Рассердился Зевс, невидимый подслушивавший разговор. Выступил из темноты перед юношей.
Но не испугался герой мощной фигуры с развевающимися волосами и золотым венцом.
Ты отныне можешь поступать, как хочешь! — сурово молвил Зевс. — Раз тебе наплевать на данное мною слово, живи сам! И не надейся на поддержку небес!
О всемогущий! — запальчиво отвечал юноша. — Я не заставлю тебя краснеть за не сдержанную клятву — я пойду в Микены! Но не ради тебя — ради того, чтобы я смог себя испытать и носить имя «Геракл» по праву содеянного! Но даже небу я не позволю покушаться на мою свободу, принуждая делать то, что мне самому не захочется!
Пусть будет так! — ответствовал Зевс.
И порешил уязвленный Зевс ни в коем случае, какие бы испытания не выпали на долю Геракла, не вмешиваться в его судьбу.
Даже, если лютая смерть или страшная болезнь поразят гордеца, пусть же рассчитывает лишь на себя, как и хотел! — рассердился Громовержец.
А Геракл усмехнулся и потянулся к глиняному кувшину с кислым молоком. Зашевелился старик пастух. Протер глаза, просыпаясь.
Что за шум мне чудился в полудреме? — спросил пастух юношу.
Да так, Зевс приходил! — не отрываясь от крынки, ответил Геракл.
Ну-ну, — пробурчал старик, — а весь сон светлых богов не изволил к тебе пожаловать? И, дивляясь странным фантазиям молодости, снова уснул, укутавшись в шкуру.
А Геракл, не сказавшись и не став дожидаться рас света, подхватил старый плащ и отправился вниз, в долину, у всякого встречного спрашивая путь в далекие Микены.

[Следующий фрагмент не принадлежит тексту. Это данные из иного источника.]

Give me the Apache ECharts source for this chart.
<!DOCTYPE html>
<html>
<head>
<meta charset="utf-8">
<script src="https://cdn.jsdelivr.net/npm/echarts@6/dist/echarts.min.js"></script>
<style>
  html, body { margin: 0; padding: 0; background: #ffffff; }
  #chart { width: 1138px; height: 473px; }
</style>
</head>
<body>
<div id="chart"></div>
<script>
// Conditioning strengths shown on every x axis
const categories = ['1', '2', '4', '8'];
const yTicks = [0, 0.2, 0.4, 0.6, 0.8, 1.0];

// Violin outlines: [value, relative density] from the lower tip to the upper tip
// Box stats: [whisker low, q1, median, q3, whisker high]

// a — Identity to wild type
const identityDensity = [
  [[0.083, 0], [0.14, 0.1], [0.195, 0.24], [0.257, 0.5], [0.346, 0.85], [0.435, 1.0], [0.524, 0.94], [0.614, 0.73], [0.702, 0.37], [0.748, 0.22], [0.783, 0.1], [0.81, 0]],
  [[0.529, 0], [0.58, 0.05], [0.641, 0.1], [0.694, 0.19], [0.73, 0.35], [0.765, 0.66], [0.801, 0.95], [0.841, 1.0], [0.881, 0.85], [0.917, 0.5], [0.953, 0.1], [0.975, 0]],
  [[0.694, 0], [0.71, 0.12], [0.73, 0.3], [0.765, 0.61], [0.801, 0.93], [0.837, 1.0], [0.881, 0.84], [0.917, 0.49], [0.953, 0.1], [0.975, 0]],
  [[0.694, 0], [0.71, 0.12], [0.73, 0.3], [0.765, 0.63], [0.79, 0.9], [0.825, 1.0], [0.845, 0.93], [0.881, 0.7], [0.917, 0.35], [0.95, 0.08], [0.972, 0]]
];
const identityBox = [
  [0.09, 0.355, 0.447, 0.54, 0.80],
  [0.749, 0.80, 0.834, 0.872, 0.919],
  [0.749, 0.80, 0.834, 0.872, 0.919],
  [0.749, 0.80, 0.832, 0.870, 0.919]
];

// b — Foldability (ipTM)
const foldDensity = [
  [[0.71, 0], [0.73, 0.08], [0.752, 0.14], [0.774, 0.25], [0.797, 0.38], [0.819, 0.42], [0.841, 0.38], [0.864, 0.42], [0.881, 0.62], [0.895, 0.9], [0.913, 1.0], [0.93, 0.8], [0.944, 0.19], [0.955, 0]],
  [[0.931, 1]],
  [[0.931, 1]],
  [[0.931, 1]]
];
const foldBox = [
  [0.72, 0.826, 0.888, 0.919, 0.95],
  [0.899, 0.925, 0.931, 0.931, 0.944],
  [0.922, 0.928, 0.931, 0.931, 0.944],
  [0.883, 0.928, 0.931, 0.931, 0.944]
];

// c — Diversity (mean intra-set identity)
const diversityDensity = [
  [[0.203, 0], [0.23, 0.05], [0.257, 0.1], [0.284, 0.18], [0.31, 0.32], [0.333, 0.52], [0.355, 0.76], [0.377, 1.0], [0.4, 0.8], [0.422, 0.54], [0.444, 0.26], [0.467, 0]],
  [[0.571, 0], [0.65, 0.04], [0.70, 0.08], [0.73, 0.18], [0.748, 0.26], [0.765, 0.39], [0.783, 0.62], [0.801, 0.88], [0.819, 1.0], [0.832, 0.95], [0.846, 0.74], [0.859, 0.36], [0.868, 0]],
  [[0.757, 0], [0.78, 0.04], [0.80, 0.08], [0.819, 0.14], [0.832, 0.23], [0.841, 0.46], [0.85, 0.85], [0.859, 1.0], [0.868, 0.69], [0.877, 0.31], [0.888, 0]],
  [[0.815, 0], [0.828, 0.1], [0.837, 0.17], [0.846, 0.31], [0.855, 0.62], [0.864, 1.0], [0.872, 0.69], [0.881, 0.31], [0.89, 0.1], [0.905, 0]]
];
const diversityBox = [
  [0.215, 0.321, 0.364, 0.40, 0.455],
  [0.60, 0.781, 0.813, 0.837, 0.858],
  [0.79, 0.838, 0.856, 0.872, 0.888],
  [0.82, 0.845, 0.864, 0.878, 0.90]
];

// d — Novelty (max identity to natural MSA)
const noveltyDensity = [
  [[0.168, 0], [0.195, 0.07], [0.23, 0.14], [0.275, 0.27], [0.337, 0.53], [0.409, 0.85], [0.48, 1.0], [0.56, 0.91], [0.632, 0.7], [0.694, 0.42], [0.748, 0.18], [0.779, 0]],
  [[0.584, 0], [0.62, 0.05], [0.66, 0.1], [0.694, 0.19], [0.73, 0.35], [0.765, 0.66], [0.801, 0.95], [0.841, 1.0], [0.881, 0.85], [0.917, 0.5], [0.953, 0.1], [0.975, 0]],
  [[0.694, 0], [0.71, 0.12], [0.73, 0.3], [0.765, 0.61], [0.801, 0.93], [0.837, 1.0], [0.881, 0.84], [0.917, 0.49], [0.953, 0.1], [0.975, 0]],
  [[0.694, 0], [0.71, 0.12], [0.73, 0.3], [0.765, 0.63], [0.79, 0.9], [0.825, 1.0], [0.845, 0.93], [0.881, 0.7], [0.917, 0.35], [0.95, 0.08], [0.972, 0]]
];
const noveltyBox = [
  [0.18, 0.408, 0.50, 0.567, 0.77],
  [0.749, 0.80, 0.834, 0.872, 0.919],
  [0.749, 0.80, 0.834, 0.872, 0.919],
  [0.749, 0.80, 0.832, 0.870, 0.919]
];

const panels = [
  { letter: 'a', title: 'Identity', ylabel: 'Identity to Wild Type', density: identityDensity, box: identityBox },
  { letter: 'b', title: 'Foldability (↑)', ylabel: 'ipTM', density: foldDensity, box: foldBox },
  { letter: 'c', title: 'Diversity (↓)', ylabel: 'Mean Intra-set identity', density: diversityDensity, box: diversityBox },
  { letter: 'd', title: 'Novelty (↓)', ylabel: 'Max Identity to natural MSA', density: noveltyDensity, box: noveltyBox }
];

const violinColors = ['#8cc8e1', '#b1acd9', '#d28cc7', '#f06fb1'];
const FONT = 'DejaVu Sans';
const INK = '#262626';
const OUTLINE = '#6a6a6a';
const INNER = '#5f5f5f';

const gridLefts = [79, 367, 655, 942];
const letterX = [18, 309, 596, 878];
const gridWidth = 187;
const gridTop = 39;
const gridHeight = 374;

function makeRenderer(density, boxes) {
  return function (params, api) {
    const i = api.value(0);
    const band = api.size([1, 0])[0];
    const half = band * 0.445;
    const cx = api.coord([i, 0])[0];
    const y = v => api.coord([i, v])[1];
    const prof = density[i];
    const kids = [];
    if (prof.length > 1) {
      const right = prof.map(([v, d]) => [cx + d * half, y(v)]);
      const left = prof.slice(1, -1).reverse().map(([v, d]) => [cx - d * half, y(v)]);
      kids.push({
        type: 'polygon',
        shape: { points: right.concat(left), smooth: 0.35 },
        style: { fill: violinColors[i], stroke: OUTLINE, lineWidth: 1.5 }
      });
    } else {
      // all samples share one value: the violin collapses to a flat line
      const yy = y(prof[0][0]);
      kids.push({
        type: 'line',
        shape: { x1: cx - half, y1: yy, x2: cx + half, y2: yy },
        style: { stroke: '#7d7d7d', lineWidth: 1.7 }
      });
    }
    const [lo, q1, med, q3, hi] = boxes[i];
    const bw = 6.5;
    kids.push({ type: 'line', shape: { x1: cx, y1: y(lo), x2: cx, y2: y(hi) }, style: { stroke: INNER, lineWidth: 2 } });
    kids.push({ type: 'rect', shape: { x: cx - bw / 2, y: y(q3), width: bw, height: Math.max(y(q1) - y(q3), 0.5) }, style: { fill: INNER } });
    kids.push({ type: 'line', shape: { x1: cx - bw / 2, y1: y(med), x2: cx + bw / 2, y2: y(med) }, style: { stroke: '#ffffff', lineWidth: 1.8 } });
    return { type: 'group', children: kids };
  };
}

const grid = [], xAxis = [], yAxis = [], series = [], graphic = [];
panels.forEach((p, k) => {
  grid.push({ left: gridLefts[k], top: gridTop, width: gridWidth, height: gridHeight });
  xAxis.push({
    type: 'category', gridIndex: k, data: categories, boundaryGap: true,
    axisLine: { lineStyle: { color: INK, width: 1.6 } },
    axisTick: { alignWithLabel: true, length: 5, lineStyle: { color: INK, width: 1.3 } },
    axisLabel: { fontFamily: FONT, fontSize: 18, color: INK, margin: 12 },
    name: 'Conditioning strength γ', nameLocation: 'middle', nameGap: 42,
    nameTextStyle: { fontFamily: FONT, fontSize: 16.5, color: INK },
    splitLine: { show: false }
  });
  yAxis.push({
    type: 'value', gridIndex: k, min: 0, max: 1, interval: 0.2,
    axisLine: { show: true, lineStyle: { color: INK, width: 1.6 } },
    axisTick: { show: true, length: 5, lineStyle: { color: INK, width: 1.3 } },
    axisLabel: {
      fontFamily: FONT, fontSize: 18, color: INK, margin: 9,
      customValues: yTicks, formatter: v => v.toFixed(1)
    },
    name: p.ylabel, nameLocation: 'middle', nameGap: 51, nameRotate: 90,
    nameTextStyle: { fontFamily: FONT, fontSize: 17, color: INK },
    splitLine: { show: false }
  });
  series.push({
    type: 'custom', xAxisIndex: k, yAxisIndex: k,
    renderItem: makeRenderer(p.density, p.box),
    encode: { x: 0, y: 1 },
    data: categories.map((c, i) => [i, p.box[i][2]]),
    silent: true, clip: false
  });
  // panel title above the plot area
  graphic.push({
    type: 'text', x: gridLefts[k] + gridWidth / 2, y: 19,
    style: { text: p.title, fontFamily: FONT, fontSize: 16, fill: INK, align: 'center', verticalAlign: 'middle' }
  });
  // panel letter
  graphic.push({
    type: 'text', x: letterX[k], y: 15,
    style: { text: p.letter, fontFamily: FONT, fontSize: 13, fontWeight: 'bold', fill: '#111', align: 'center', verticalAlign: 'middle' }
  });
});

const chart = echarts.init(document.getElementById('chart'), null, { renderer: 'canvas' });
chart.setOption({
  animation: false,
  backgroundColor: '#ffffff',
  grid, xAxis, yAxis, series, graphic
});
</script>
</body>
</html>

Но в дороге встретилась ему колесница, запряженная двумя старыми клячами: то царь Эврисфей, по наущению Геры, выслал гонцов за своим новым слугой и нарочно не дал добрых лошадей, желая Геракла унизить.
Чуть шевелились дряхлые кони, тяжко вздымались бока, сквозь шкуру, покрытую язвами и лишаями, проступили ребра.

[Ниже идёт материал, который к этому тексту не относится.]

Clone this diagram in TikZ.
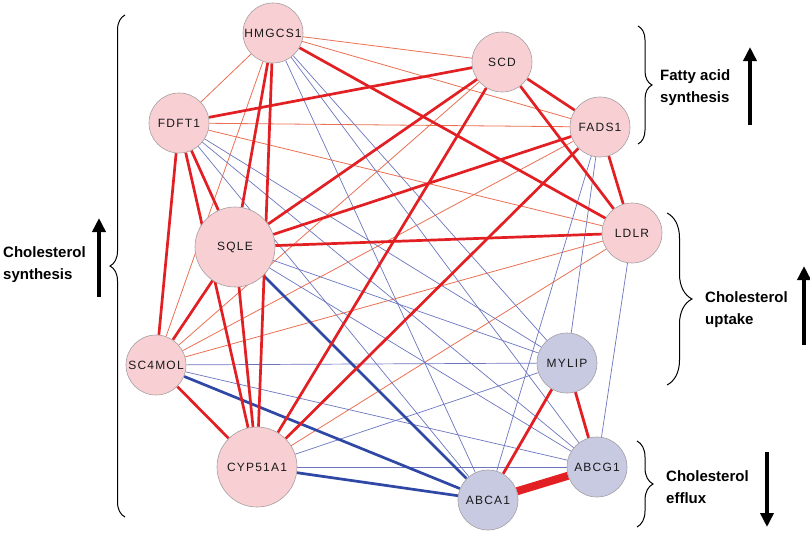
\documentclass[tikz,border=0pt]{standalone}
\usepackage{fontspec}
\setmainfont{Liberation Sans}
\newfontfamily\nodefont[LetterSpace=10]{Liberation Sans}
\usetikzlibrary{backgrounds,decorations.pathreplacing,arrows.meta}
\definecolor{pinkfill}{RGB}{248,208,212}
\definecolor{purplefill}{RGB}{200,202,226}
\definecolor{nodeborder}{RGB}{165,158,162}
\definecolor{posred}{RGB}{226,32,36}
\definecolor{weakred}{RGB}{236,112,82}
\definecolor{negblue}{RGB}{108,118,192}
\definecolor{negdark}{RGB}{48,72,165}
\begin{document}
\begin{tikzpicture}[x=1pt,y=-1pt,
  gene/.style={circle, draw=nodeborder, line width=0.6pt, inner sep=0pt,
    font=\nodefont\fontsize{12}{14}\selectfont, text=black!90},
  upgene/.style={gene, fill=pinkfill},
  downgene/.style={gene, fill=purplefill},
  smallgene/.style={minimum size=60pt},
  biggene/.style={minimum size=80pt},
  posedge/.style={draw=posred, line width=2.7pt},
  weakedge/.style={draw=weakred, line width=0.8pt},
  negthin/.style={draw=negblue, line width=0.7pt},
  negthick/.style={draw=negdark, line width=2.7pt},
  grp/.style={draw=black, line width=1pt, decorate, decoration={brace, amplitude=#1}},
  lbl/.style={font=\bfseries\fontsize{15}{22}\selectfont, align=left, anchor=west, inner sep=0pt},
  bigarrow/.style={line width=4.2pt, -{Triangle[width=13pt,length=14pt]}}
]
\useasboundingbox (0,0) rectangle (810,535);

% genes
\node[upgene, smallgene] (hmg)   at (273,33)  {HMGCS1};
\node[upgene, smallgene] (scd)   at (502,62)  {SCD};
\node[upgene, smallgene] (fdft)  at (179,123) {FDFT1};
\node[upgene, smallgene] (fads)  at (600,127) {FADS1};
\node[upgene, biggene]   (sqle)  at (235,247) {SQLE};
\node[upgene, smallgene] (ldlr)  at (632,233) {LDLR};
\node[upgene, smallgene] (sc4)   at (156,365) {SC4MOL};
\node[downgene, smallgene] (mylip) at (567,363) {MYLIP};
\node[upgene, biggene]   (cyp)   at (257,467) {CYP51A1};
\node[downgene, smallgene] (abcg)  at (597,467) {ABCG1};
\node[downgene, smallgene] (abca)  at (488,500) {ABCA1};

\begin{pgfonlayer}{background}
\fill[white] (0,0) rectangle (810,535);
% weak positive
\foreach \a/\b in {hmg/fdft, hmg/scd, hmg/fads, hmg/sc4, fdft/fads, fdft/ldlr,
                   scd/sc4, fads/sc4, ldlr/sc4, ldlr/cyp}
  \draw[weakedge] (\a) -- (\b);
% weak negative
\foreach \a/\b in {hmg/mylip, hmg/abca, hmg/abcg, fdft/mylip, fdft/abca, fdft/abcg,
                   fads/mylip, fads/abca, ldlr/abcg, sqle/mylip, sqle/abcg,
                   sc4/mylip, sc4/abcg, cyp/mylip, cyp/abcg}
  \draw[negthin] (\a) -- (\b);
% strong negative
\foreach \a/\b in {sqle/abca, sc4/abca, cyp/abca}
  \draw[negthick] (\a) -- (\b);
% strong positive
\foreach \a/\b in {hmg/ldlr, hmg/sqle, hmg/cyp, fdft/scd, fdft/sqle, fdft/sc4, fdft/cyp,
                   scd/fads, scd/ldlr, scd/sqle, scd/cyp, fads/ldlr, fads/sqle, fads/cyp,
                   ldlr/sqle, sqle/sc4, sqle/cyp, sc4/cyp}
  \draw[posedge] (\a) -- (\b);
\draw[posedge, line width=2.8pt] (mylip) -- (abca);
\draw[posedge, line width=2.8pt] (mylip) -- (abcg);
\draw[posedge, line width=8pt] (abca) -- (abcg);
\end{pgfonlayer}

% braces
\coordinate (synT) at (125,15);
\coordinate (synB) at (125,517);
\draw[grp=15pt] (synB) -- (synT);
\coordinate (fatT) at (638,26);
\coordinate (fatB) at (638,144);
\draw[grp=14pt] (fatT) -- (fatB);
\coordinate (uptT) at (667,213);
\coordinate (uptB) at (667,385);
\draw[grp=25pt] (uptT) -- (uptB);
\coordinate (effT) at (637,441);
\coordinate (effB) at (637,527);
\draw[grp=16pt] (effT) -- (effB);

% group labels
\node[lbl] (synL) at (3,265) {Cholesterol\\synthesis};
\node[lbl] (fatL) at (660,88) {Fatty acid\\synthesis};
\node[lbl] (uptL) at (705,310) {Cholesterol\\uptake};
\node[lbl] (effL) at (666,487) {Cholesterol\\efflux};

% arrows
\coordinate (synA) at (99,297);  \coordinate (synZ) at (99,218);
\draw[bigarrow] (synA) -- (synZ);
\coordinate (fatA) at (750,125); \coordinate (fatZ) at (750,47);
\draw[bigarrow] (fatA) -- (fatZ);
\coordinate (uptA) at (804,345); \coordinate (uptZ) at (804,266);
\draw[bigarrow] (uptA) -- (uptZ);
\coordinate (effA) at (767,452); \coordinate (effZ) at (767,527);
\draw[bigarrow] (effA) -- (effZ);
\end{tikzpicture}
\end{document}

Ничего не сказал Геракл. Лишь распряг лошадей, взвалил себе на спину и так, таща на себе коней, предстал перед Эврисфеем.
Ужаснулся, испугался Эврисфей такой нечеловеческой силе нового слуги — теперь он и сам всем сердцем желал поскорее избавиться от Геракла.
Прекрасен и благославен мир. Прекрасна земля Греции. Но чем-то прогневали жители Немей богов. Поселился в окрестностях огромный хищник, нападая на скот и пугая жителей селения диким ревом.
Боятся люди пасти стада на лугах — стоят нетронутыми густые травы. Выйдет путник в дорогу, идет, помахивая беззаботно котомкой, — и вдруг бросится на человека желтая молния и уволочет жертву в девственные дебри Немейского леса.
Хариклия, молодая вдова бедного земледельца, что умер, простудившись после внезапно налетевшего града, слышала рассказы бывалых людей о жутком звере, поселившемся рядом. Но выбора не было: либо пропадать ей с ребенком с голоду, или направиться в город в поисках работы.
В последний раз Хариклия подвязала виноградные гроздья у родного жилища: не ей доведется собирать урожай. Окинула прощальным взглядом родную деревню и, вздохнув, подхватила своего первенца, двинувшись в путь по песчаной дороге.
Пока не скрылось селение за поворотом, вздыхала и причитала Хариклия. А затем повернула свои помыслы к сыну — последней оставшейся ей на земле радости. Первенца Хариклия любила неистовой материнской любовью, не могла наглядеться на его пухлые ручки, украшенные младенческими перевязочками. Целовала сучащие воздух ножки. Малышу исполнился только годик, а он уже сам пробовал вставать на ножки и произносить первые складные звуки, вызывая умиление матери. Даже соседки подсмеивались над ней, говоря:
Хариклия! Ты словно царевича собираешься вырастить! Побойся гнева богов, глупая женщина! Разве можно так похваляться своим ребенком?
Но Хариклия не слушалась ничьих доводов, считая, что никакой царевич не сравнится по красоте и уму с ее мальчиком.
Вот и наказали меня боги за дерзость, — думала женщина о своей несчастливой судьбе. — Буду я теперь в чьем-нибудь услужении, будет мой малыш собачонкой бежать на хозяйский свист! — Но тут же одернула себя: — Нет, вырастет мой малыш, и влюбится в него царская дочь. Жизни своей не будет мыслить без моего сына, а я еще буду выбирать, чей царь богаче, да какие земли плодороднее! — Так порешив будущее, Хариклия повеселела, спорее заторопилась по дороге, чтобы быстрей им встретилась царская дочь.
Меж тем, в мечтаниях и мыслях, Хариклия не заметила, как подошел час кормления. Женщина свернула с дороги в лесную сень.